Any system that supports the creation of an archive of ADAPT standard data SHALL conform to the Archive Structure, and MUST support the Standard Archive Format (tarball bzip2) as an option.

Systems that generate archives SHALL NOT require encryption or password protection.

Archive Structure

./adapt.json
- The adapt.json file is REQUIRED and MUST be at the root of the archive.
./**/*
- Additional files are OPTIONAL, and SHALL only be included if referenced in the adapt.json file. (ie. geospatial rasters/parquets).

Standard Archive Format

The Standard Archive Format is a tarball bzip2 file with a .tar.bz2 extension.

Tarballs are an open standard for archiving multiple files into a single file, with broad support across operating systems and programming languages.

BZip2 compression is also an open standard with similar support and generally better compression than GZip.

Tar/bz2 support is widely available, and installed by default on many operating systems including macOS and many Linux distributions. On Windows, additional software may be required, such as 7-Zip or WSL.

Creating an archive

tar -cjf archive.tar.bz2 adapt.json ./geospatial/

-c: create a new archive
-j: use bzip2 compression
-f: specify the output file name

Extracting an archive

tar -xjf archive.tar.bz2

-x: extract files from an archive
-j: use bzip2 compression
-f: specify the output file name

knelson-farmbeltnorth · 2023-11-29T17:01:37Z

Agreement in 29 November 2023 to adopt approach above as a recommendation vs. a requirement.

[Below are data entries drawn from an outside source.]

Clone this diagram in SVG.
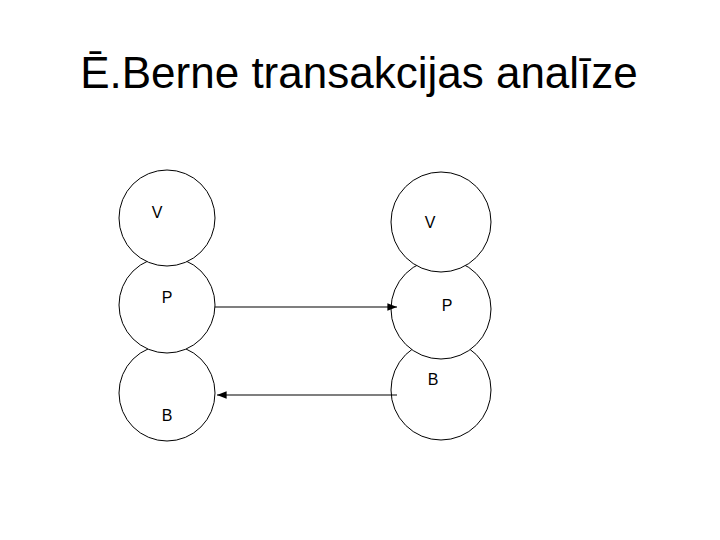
<svg xmlns="http://www.w3.org/2000/svg" width="720" height="540" viewBox="0 0 720 540">
<style>
.c{fill:#fff;stroke:#000;stroke-width:1}
.t{font-family:"Liberation Sans",Arial,sans-serif;font-size:16px;fill:#000;text-anchor:middle}
.l{stroke:#000;stroke-width:1.2;fill:none}
</style>
<defs><marker id="a" viewBox="0 0 10 10" refX="10" refY="5" markerWidth="8" markerHeight="8" orient="auto"><path d="M0,1 L10,5 L0,9 z" fill="#000"/></marker></defs>
<rect width="720" height="540" fill="#fff"/>
<text x="359" y="88" style="font-family:'Liberation Sans',Arial,sans-serif;font-size:44px;text-anchor:middle">Ē.Berne transakcijas analīze</text>
<g id="L3"><circle class="c" cx="167" cy="393" r="48"/><text class="t" x="167" y="421">B</text></g>
<g id="L2"><circle class="c" cx="167" cy="305" r="48"/><text class="t" x="167" y="303">P</text></g>
<g id="L1"><circle class="c" cx="167" cy="218" r="48"/><text class="t" x="157" y="218">V</text></g>
<g id="R3"><circle class="c" cx="441" cy="390" r="50"/><text class="t" x="433" y="385">B</text></g>
<g id="R2"><circle class="c" cx="441" cy="309" r="50"/><text class="t" x="447" y="311">P</text></g>
<g id="R1"><circle class="c" cx="441" cy="222" r="50"/><text class="t" x="430" y="228">V</text></g>
<g id="connectors">
<line class="l" x1="215" y1="307" x2="397" y2="307" marker-end="url(#a)"/>
<line class="l" x1="397" y1="395" x2="217" y2="395" marker-end="url(#a)"/>
</g>
</svg>
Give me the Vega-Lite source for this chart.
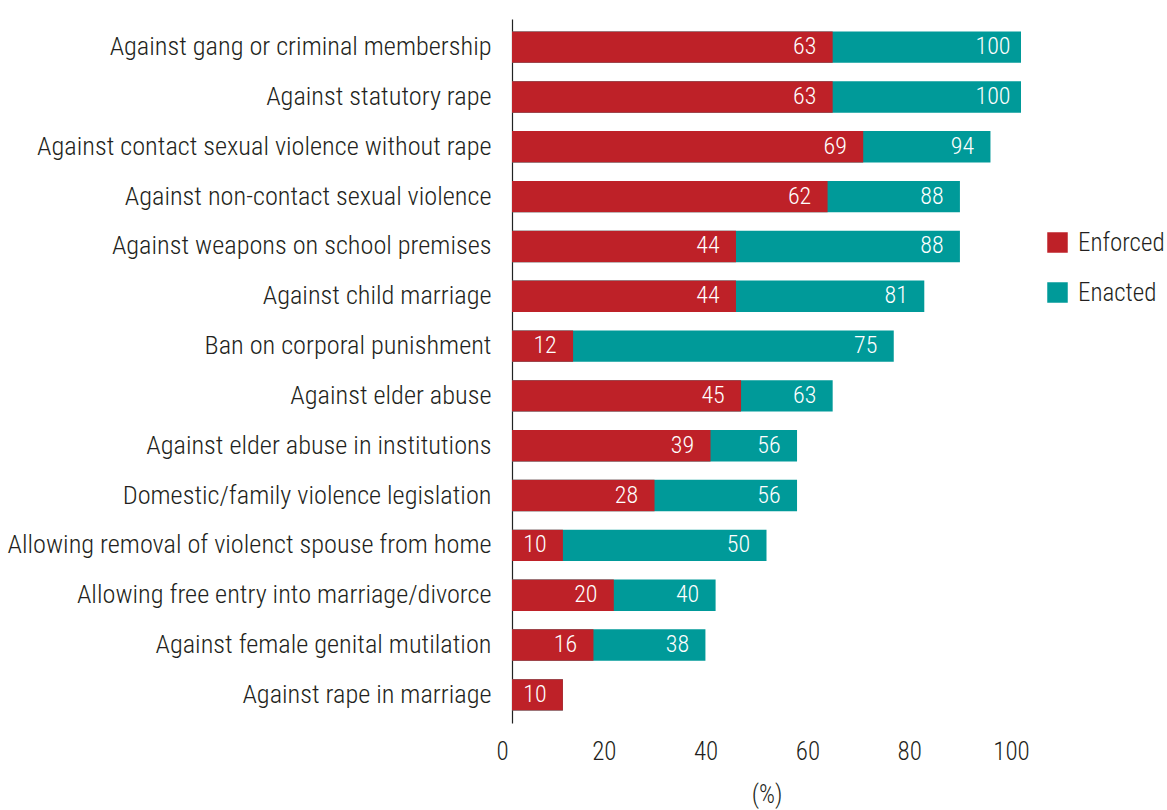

Andreasox · 2024-03-21T08:11:06Z

Hi As I am only an interesting reader of ADAPT, I hijack an earlier thread instead of creating a new one. I note that GDAL has implemented GeoParquet spatial sorting functionality in OSGeo/gdal#9185 which should substantially enhance the read speed of large files. Is this being considered in ADAPT? Best regards Andreas Oxenstierna Dalen Hörbyvägen 53 243 94 Höör 0730-26 97 12

…

On 13 Nov 2023, 16:43 +0100, Chris ***@***.***>, wrote: How about .tar.bz2, as it is an open format with wide usage and support, and doesn't support encryption? GZip is also a good candidate instead of BZip, if it is viewed as more available/accessible. Here's my crack at outlining archive/compression support. Single File Archive / Compression Any system that supports the creation of an archive of ADAPT standard data SHALL conform to the Archive Structure, and MUST support the Standard Archive Format (tarball bzip2) as an option. Systems that generate archives SHALL NOT require encryption or password protection. Archive Structure • ./adapt.json • The adapt.json file is REQUIRED and MUST be at the root of the archive. • ./**/* • Additional files are OPTIONAL, and SHALL only be included if referenced in the adapt.json file. (ie. geospatial rasters/parquets). Standard Archive Format The Standard Archive Format is a tarball bzip2 file with a .tar.bz2 extension. Tarballs are an open standard for archiving multiple files into a single file, with broad support across operating systems and programming languages. BZip2 compression is also an open standard with similar support and generally better compression than GZip. Tar/bz2 support is widely available, and installed by default on many operating systems including macOS and many Linux distributions. On Windows, additional software may be required, such as 7-Zip or WSL. Creating an archive tar -cjf archive.tar.bz2 adapt.json ./geospatial/ -c: create a new archive -j: use bzip2 compression -f: specify the output file name Extracting an archive tar -xjf archive.tar.bz2 -x: extract files from an archive -j: use bzip2 compression -f: specify the output file name — Reply to this email directly, view it on GitHub, or unsubscribe. You are receiving this because you are subscribed to this thread.Message ID: ***@***.***>

knelson-farmbeltnorth · 2024-03-22T15:10:50Z

@Andreasox I suspect your mention of it is the first many of us have heard of it. To date, our decisions have just been that vector data should be stored as GeoParquet, and, for common use cases mapping field coverage, all geometries should be polygons. The definition of all other columns is handled in the json header data, which map to the GeoParquet via column index.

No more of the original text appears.